In the same report, however,Yezhednevnyy Zhurnal.ru internet publication military observer Aleksandr Golts "doubts" that the MiGs that have been sold to Syria could finally end up in a third country.
Vladimir Vypryazhkin, deputy general director of the state-owned MiG Russian Aviation Construction Corporation, told Kommersant.com 19 June that export orders are starting to come in for the MiG-31. He declined to identify the source of the orders, but noted that "we are offering the MiG-31E on a trade-in basis for countries that have the MiG-25 interceptor." Kommersant.com comments that only Libya and Syria have MiG-25 fighter-interceptors at present since India recently retired its MiG-25s.
Israel, of course, has something to say about this as well and was partly responsible for bringing this issue to the light of day:
On 19 June, Tel Aviv’s independent, centrist Yedi ot Aharonot cited Israel‘s "fears" over the mooted sale of a number of Russian MiG-31s, the country’s "most advanced interceptor," to Syria, stating that Israel‘s defense establishment is "concerned" at this. Commenting on the sale, at that time still unconfirmed, Yuval Steinitz [Likud], former chairman of the Knesset Foreign Affairs and Defense Committee, said that this means that Syria is "preparing for war." Israeli Air Force Colonel Shmuel Gordon told Moscow daily Kommersant’s English-language website 19 June that this is a "quantitative leap in Syria‘s ability to wage an air war" against Israel.
By contrast, Aleksandr Khramchikhin of the Institute of Political and Military Analysis argued that the planes cannot be dangerous to Israel "in any way" unless Israel itself is planning to deliver air strikes against Syria, influential radio station Ekho Moskvy said 19 June.

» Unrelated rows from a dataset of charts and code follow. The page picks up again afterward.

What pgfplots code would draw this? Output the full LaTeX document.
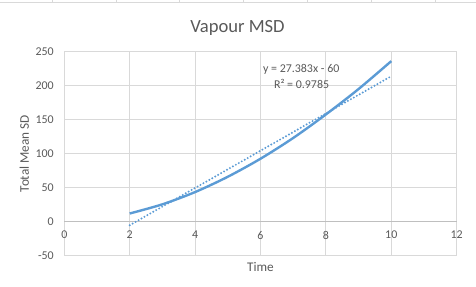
\documentclass[border=0pt]{standalone}
\usepackage{pgfplots}
\pgfplotsset{compat=1.18}
\usepackage{fontspec}
\setmainfont{Carlito}
\definecolor{txt}{HTML}{595959}
\definecolor{grd}{HTML}{D9D9D9}
\definecolor{zer}{HTML}{BFBFBF}
\definecolor{ln}{HTML}{5B9BD5}
\begin{document}
\begin{tikzpicture}[x=1bp,y=1bp]
\path (0,0) rectangle (476,287);
\draw[grd, line width=0.8bp] (0,284.8) -- (476,284.8);
\foreach \xx in {51.7,115.7,179.3,243.7,307.3,371.3,435.3}{\draw[grd, line width=0.8bp] (\xx,284.8) -- (\xx,287);}
\begin{axis}[
  at={(64bp,31.3bp)}, anchor=south west,
  scale only axis, width=393bp, height=204.4bp,
  xmin=0, xmax=12, ymin=-50, ymax=250,
  xtick={0,2,...,12}, ytick={-50,0,...,250},
  /pgf/number format/assume math mode=true,
  grid=major, grid style={grd, line width=0.75bp},
  axis line style={grd, line width=0.75bp},
  major tick length=0,
  tick label style={font=\fontsize{12}{14}\selectfont, text=txt},
  xticklabel style={yshift=28bp},
  yticklabel style={xshift=-7bp},
  label style={font=\fontsize{13.3}{15}\selectfont, text=txt},
  xlabel={Time}, ylabel={Total Mean SD},
  xlabel style={at={(axis description cs:0.5,-0.0553)}, anchor=center},
  ylabel style={at={(axis description cs:-0.1018,0.5)}, anchor=center},
  clip=false,
]
\draw[zer, line width=0.75bp] (axis cs:0,0) -- (axis cs:12,0);
\addplot[ln, line width=2.2bp, dash pattern=on 0bp off 3.4bp, line cap=round] coordinates {(2,-5.234) (10,213.83)};
\addplot[ln, line width=2.4bp, smooth, no marks] coordinates {
(2,12) (3,25.5) (4,43.5) (5,66) (6,92.5) (7,123) (8,157.6) (9,195) (10,236)};
\end{axis}
\node[anchor=base, text=txt, font=\fontsize{18.7}{22}\selectfont] at (237.5,255.3) {Vapour MSD};
\node[anchor=center, text=txt, font=\fontsize{12}{14}\selectfont] at (301.3,217.7) {y = 27.383x - 60};
\node[anchor=center, text=txt, font=\fontsize{12}{14}\selectfont] at (301.7,203) {R² = 0.9785};
\end{tikzpicture}
\end{document}
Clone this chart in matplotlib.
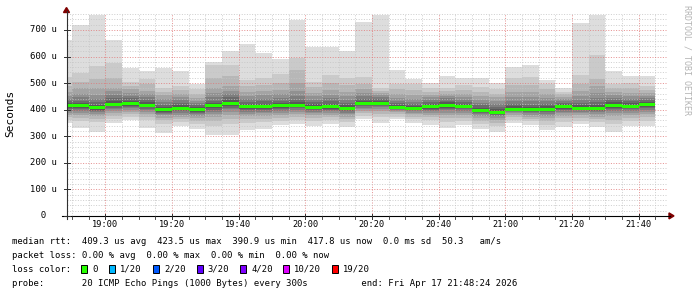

How all this plays out and if the MiGs are finally delivered to Syria remains to be seen. It should come as no surprise that Iran is looking for an advanced interceptor aircraft to replace the aging/parts-embargoed F-14s who currently maintain that role. With the recent acquisition of the Tor M1 (aka SA-15) from Russia and the 96K6 Pantzyr systems, a truck mounted version of the Tunguska M1 self-propelled system from Syria, it is no secret that Iran is working hard to plug what it sees as gaps in its air defense system against possible military action to prevent it from acquiring nuclear weapons.